A report of a rotten chicken bought from a supermarket was one of many inappropriate 999 ‘emergency’ calls received by police this year.

Thames Valley Police has appealed to the public to consider if someone’s life is in danger or if a crime is in progress before dialling 999.

Inappropriate use of 999 can delay emergency services responding to those who need help immediately.

In non-emergency situations, you should call the police on 101, or report a crime online at

Chief Superintendent Christian Bunt said: “In an emergency situation, every second counts, and ultimately using 999 to ask to speak to an officer or to report a crime that took place a few days ago, could delay police responding to someone who is in desperate need of help.

“I would like to ask members of the public to think before you dial. Is a life in danger? Is a crime in progress? If both answers are no, then please use our 24-hour non-emergency number 101, or contact us online.”

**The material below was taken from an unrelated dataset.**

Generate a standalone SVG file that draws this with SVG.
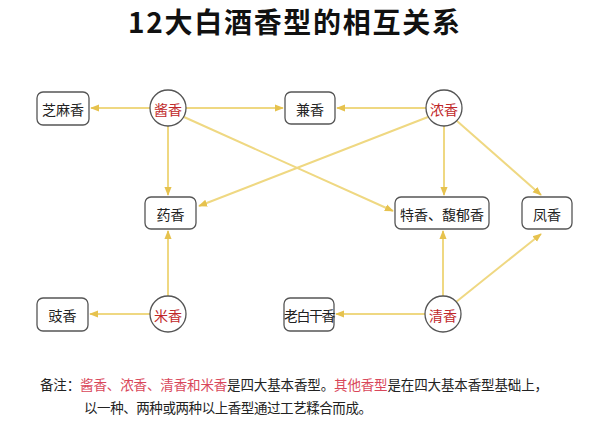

In audio clips released by Thames Valley Police of 999 calls from July and August, one caller reports that he has bought a rotten chicken from a supermarket, and asks if the police will take it away if he gives them petrol money.

In another call, a woman calls 999 to tell the police that she was worried about the health condition of a dog – something the RSPCA should be contacted about.

Staff at Thames Valley Police manage the 101 phone lines 24 hours a day, every day of the year.

The call handlers are trained to record crimes and send police officers when necessary and will monitor reports made online, actioning them all within four hours of receiving them.